## EXERCISE
Repeat every line, exactly, from the very first through the one where "import pandas as pd" appears. Add nothing else.
##### RECORDED DATA
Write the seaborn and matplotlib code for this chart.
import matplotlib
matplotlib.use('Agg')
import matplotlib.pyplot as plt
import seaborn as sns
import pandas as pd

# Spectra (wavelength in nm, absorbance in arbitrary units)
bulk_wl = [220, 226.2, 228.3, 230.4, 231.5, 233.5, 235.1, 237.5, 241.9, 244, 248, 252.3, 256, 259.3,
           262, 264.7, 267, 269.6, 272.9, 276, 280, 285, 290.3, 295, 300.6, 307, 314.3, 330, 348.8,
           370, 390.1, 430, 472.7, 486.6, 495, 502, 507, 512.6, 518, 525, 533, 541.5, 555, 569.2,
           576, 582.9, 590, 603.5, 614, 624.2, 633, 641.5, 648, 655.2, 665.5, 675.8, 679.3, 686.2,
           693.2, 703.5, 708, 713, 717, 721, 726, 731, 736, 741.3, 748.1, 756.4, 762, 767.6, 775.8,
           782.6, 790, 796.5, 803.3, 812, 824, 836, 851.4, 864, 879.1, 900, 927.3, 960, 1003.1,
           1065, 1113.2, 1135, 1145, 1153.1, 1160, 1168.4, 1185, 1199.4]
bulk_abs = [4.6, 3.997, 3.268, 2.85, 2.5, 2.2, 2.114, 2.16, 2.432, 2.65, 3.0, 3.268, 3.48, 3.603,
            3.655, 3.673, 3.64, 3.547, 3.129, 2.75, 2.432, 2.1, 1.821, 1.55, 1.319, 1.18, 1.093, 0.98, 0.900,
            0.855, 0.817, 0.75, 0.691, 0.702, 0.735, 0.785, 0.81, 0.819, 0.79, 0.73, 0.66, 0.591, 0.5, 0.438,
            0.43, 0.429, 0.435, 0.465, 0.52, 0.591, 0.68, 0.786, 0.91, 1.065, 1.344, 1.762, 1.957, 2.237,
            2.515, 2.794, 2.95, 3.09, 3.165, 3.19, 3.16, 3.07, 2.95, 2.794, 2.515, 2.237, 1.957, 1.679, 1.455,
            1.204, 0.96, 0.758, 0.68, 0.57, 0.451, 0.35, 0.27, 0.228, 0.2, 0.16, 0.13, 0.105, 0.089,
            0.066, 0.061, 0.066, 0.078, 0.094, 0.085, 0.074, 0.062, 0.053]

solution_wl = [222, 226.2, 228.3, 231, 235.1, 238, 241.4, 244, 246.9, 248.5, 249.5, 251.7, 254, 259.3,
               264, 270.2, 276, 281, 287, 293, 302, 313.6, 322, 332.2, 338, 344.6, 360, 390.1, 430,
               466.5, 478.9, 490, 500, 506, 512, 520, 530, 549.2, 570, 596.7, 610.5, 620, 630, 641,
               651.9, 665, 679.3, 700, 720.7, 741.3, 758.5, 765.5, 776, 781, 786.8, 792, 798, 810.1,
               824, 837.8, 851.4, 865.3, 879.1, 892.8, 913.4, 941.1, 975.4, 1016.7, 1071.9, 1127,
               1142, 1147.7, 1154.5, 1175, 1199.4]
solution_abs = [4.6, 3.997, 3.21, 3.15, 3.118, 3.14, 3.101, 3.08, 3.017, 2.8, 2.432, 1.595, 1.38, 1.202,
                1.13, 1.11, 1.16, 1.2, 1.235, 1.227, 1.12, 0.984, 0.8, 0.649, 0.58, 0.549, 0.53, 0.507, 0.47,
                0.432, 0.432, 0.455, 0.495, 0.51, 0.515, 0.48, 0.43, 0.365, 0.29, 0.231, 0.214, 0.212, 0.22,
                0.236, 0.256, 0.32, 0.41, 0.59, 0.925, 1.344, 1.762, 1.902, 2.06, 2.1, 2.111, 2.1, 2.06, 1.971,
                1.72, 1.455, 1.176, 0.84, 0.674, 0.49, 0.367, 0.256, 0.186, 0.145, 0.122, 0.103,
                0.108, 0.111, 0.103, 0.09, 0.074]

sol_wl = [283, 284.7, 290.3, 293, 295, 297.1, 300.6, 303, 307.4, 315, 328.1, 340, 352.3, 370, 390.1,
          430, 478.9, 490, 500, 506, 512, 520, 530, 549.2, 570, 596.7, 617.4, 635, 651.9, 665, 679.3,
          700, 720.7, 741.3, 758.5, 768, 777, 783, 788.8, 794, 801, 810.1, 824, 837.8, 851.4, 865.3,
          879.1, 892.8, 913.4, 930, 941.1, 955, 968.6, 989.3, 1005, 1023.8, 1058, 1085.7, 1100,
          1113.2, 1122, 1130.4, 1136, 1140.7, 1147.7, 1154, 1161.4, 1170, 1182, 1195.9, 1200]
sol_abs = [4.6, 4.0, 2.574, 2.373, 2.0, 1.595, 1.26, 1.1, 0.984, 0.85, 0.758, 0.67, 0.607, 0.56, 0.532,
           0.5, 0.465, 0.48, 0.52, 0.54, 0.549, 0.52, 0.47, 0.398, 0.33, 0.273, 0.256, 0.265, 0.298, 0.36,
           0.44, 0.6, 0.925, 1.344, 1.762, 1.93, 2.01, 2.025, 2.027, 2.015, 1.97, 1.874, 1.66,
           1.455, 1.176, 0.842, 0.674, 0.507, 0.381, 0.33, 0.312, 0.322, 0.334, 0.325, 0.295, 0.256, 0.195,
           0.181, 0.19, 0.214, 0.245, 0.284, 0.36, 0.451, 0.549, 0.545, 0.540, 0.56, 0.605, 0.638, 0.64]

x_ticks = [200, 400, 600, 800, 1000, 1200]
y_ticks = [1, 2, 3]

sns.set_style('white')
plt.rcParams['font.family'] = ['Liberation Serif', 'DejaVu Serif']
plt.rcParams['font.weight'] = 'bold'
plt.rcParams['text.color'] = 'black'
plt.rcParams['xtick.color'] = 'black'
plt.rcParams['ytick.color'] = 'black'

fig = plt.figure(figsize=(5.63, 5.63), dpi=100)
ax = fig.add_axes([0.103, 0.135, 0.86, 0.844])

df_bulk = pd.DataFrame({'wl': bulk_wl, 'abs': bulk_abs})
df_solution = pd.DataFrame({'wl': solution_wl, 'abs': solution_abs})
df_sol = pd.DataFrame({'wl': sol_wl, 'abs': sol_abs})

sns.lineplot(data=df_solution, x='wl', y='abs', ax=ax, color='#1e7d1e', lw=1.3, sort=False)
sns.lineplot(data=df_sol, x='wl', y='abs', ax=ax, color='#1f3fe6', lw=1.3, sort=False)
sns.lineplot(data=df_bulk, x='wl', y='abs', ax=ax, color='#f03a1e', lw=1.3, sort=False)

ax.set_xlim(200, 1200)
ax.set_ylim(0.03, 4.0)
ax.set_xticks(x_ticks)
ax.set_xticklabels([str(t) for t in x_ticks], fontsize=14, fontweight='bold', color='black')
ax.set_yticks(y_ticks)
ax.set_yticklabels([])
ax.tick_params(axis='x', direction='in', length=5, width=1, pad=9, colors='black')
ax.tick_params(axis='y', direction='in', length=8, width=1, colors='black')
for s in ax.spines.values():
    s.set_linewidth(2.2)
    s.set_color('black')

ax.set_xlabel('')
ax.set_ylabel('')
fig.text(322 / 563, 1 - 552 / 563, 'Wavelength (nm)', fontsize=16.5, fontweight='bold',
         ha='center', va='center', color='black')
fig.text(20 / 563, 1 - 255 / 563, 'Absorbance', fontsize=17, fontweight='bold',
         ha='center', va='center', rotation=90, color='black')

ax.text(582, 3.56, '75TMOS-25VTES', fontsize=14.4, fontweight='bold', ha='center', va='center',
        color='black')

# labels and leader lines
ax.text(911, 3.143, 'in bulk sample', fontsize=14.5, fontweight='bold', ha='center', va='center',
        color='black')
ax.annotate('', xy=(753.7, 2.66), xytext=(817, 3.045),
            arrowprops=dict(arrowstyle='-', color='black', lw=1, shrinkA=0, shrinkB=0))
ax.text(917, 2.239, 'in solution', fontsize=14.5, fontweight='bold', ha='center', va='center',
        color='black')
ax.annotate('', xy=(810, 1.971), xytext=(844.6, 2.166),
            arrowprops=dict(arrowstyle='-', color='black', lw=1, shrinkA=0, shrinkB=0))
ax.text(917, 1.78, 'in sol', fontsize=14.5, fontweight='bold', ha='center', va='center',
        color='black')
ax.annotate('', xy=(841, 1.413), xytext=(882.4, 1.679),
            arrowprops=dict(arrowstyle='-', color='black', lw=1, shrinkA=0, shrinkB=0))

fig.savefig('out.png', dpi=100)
##########
## SOLUTION TO THIS PROBLEM
Write the seaborn and matplotlib code for this chart.
import matplotlib
matplotlib.use('Agg')
import matplotlib.pyplot as plt
import seaborn as sns
import pandas as pd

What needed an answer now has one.